** start of Material **

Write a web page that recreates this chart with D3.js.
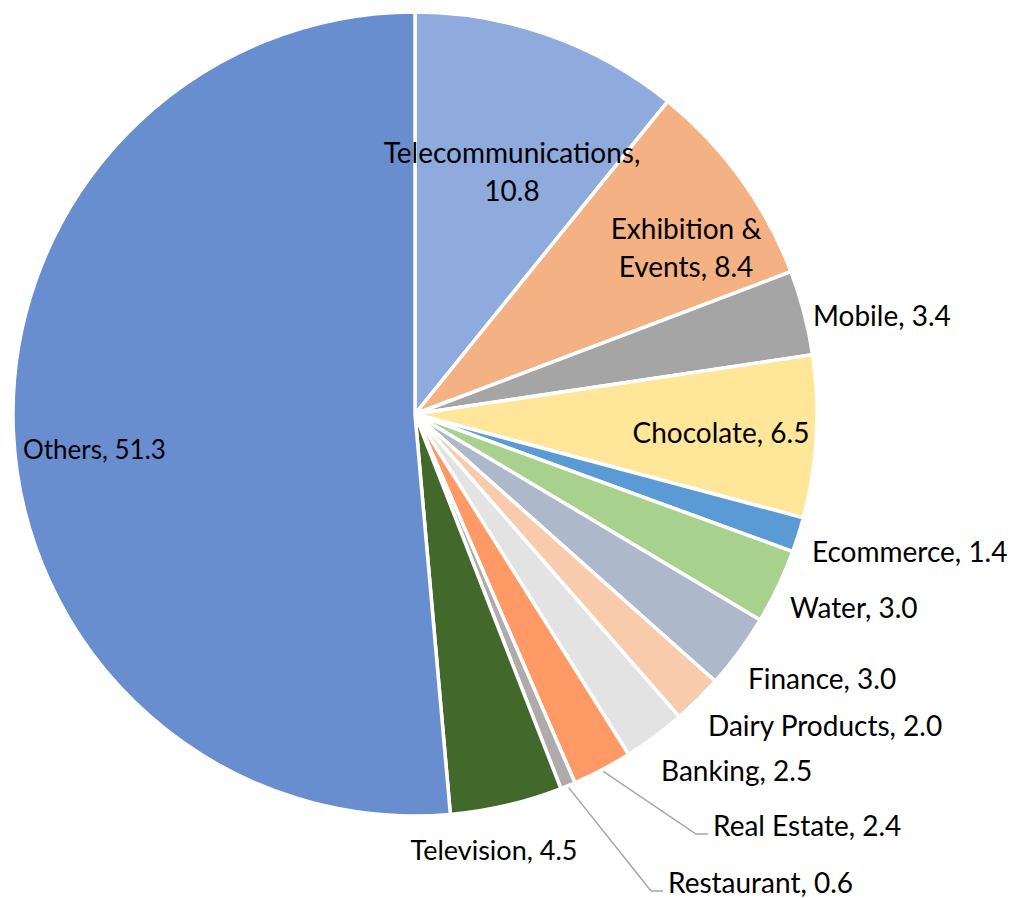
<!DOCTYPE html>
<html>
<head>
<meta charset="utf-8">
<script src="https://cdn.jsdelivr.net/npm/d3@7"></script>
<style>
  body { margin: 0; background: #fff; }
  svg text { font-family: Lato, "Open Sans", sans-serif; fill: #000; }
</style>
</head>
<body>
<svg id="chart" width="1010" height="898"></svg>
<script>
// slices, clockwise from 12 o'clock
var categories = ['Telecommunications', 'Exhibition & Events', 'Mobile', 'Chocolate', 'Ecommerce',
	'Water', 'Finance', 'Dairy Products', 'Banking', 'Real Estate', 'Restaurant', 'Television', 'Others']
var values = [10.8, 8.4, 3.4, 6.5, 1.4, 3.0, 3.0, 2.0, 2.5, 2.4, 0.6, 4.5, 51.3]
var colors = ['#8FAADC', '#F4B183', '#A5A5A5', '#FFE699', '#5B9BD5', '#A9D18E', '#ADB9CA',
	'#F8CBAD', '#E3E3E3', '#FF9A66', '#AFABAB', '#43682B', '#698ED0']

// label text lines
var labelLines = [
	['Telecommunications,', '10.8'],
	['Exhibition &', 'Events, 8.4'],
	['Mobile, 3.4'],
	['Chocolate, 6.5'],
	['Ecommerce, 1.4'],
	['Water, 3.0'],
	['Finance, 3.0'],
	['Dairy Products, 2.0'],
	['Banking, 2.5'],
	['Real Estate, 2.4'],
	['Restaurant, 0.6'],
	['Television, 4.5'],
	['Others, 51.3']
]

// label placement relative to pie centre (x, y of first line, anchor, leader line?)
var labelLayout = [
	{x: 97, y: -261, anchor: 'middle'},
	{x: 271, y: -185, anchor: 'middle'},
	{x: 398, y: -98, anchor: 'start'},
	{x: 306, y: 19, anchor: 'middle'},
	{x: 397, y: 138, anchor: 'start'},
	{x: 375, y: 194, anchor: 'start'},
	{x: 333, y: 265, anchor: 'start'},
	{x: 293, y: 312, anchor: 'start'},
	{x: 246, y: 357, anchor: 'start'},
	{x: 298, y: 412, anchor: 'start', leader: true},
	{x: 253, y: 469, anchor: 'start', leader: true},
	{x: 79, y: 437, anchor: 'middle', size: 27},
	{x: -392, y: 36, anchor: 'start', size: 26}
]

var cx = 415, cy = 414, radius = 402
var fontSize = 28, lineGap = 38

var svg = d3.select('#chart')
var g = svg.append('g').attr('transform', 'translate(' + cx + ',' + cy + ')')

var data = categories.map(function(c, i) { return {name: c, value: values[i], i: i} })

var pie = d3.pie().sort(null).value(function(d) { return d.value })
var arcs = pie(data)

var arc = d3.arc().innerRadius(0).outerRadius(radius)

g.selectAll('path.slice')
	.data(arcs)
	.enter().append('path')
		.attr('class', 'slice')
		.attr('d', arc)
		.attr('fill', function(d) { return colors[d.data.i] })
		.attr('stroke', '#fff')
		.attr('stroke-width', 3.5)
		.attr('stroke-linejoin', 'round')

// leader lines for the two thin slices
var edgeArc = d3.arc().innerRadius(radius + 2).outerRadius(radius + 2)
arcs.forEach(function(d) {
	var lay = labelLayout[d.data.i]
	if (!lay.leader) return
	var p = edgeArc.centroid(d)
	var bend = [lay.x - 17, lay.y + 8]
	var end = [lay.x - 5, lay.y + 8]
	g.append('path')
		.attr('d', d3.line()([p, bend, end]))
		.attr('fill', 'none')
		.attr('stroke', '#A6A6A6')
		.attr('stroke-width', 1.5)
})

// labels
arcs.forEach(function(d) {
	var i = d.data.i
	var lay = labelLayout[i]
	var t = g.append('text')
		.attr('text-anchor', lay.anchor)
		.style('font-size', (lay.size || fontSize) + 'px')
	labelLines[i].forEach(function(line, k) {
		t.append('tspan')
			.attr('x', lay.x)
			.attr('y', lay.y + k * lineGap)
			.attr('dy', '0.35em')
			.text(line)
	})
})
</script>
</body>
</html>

** end of Material **

# Your goal
Repeat the listing above exactly, with no pictures.

# Problem solution
Write a web page that recreates this chart with D3.js.
<!DOCTYPE html>
<html>
<head>
<meta charset="utf-8">
<script src="https://cdn.jsdelivr.net/npm/d3@7"></script>
<style>
  body { margin: 0; background: #fff; }
  svg text { font-family: Lato, "Open Sans", sans-serif; fill: #000; }
</style>
</head>
<body>
<svg id="chart" width="1010" height="898"></svg>
<script>
// slices, clockwise from 12 o'clock
var categories = ['Telecommunications', 'Exhibition & Events', 'Mobile', 'Chocolate', 'Ecommerce',
	'Water', 'Finance', 'Dairy Products', 'Banking', 'Real Estate', 'Restaurant', 'Television', 'Others']
var values = [10.8, 8.4, 3.4, 6.5, 1.4, 3.0, 3.0, 2.0, 2.5, 2.4, 0.6, 4.5, 51.3]
var colors = ['#8FAADC', '#F4B183', '#A5A5A5', '#FFE699', '#5B9BD5', '#A9D18E', '#ADB9CA',
	'#F8CBAD', '#E3E3E3', '#FF9A66', '#AFABAB', '#43682B', '#698ED0']

// label text lines
var labelLines = [
	['Telecommunications,', '10.8'],
	['Exhibition &', 'Events, 8.4'],
	['Mobile, 3.4'],
	['Chocolate, 6.5'],
	['Ecommerce, 1.4'],
	['Water, 3.0'],
	['Finance, 3.0'],
	['Dairy Products, 2.0'],
	['Banking, 2.5'],
	['Real Estate, 2.4'],
	['Restaurant, 0.6'],
	['Television, 4.5'],
	['Others, 51.3']
]

// label placement relative to pie centre (x, y of first line, anchor, leader line?)
var labelLayout = [
	{x: 97, y: -261, anchor: 'middle'},
	{x: 271, y: -185, anchor: 'middle'},
	{x: 398, y: -98, anchor: 'start'},
	{x: 306, y: 19, anchor: 'middle'},
	{x: 397, y: 138, anchor: 'start'},
	{x: 375, y: 194, anchor: 'start'},
	{x: 333, y: 265, anchor: 'start'},
	{x: 293, y: 312, anchor: 'start'},
	{x: 246, y: 357, anchor: 'start'},
	{x: 298, y: 412, anchor: 'start', leader: true},
	{x: 253, y: 469, anchor: 'start', leader: true},
	{x: 79, y: 437, anchor: 'middle', size: 27},
	{x: -392, y: 36, anchor: 'start', size: 26}
]

var cx = 415, cy = 414, radius = 402
var fontSize = 28, lineGap = 38

var svg = d3.select('#chart')
var g = svg.append('g').attr('transform', 'translate(' + cx + ',' + cy + ')')

var data = categories.map(function(c, i) { return {name: c, value: values[i], i: i} })

var pie = d3.pie().sort(null).value(function(d) { return d.value })
var arcs = pie(data)

var arc = d3.arc().innerRadius(0).outerRadius(radius)

g.selectAll('path.slice')
	.data(arcs)
	.enter().append('path')
		.attr('class', 'slice')
		.attr('d', arc)
		.attr('fill', function(d) { return colors[d.data.i] })
		.attr('stroke', '#fff')
		.attr('stroke-width', 3.5)
		.attr('stroke-linejoin', 'round')

// leader lines for the two thin slices
var edgeArc = d3.arc().innerRadius(radius + 2).outerRadius(radius + 2)
arcs.forEach(function(d) {
	var lay = labelLayout[d.data.i]
	if (!lay.leader) return
	var p = edgeArc.centroid(d)
	var bend = [lay.x - 17, lay.y + 8]
	var end = [lay.x - 5, lay.y + 8]
	g.append('path')
		.attr('d', d3.line()([p, bend, end]))
		.attr('fill', 'none')
		.attr('stroke', '#A6A6A6')
		.attr('stroke-width', 1.5)
})

// labels
arcs.forEach(function(d) {
	var i = d.data.i
	var lay = labelLayout[i]
	var t = g.append('text')
		.attr('text-anchor', lay.anchor)
		.style('font-size', (lay.size || fontSize) + 'px')
	labelLines[i].forEach(function(line, k) {
		t.append('tspan')
			.attr('x', lay.x)
			.attr('y', lay.y + k * lineGap)
			.attr('dy', '0.35em')
			.text(line)
	})
})
</script>
</body>
</html>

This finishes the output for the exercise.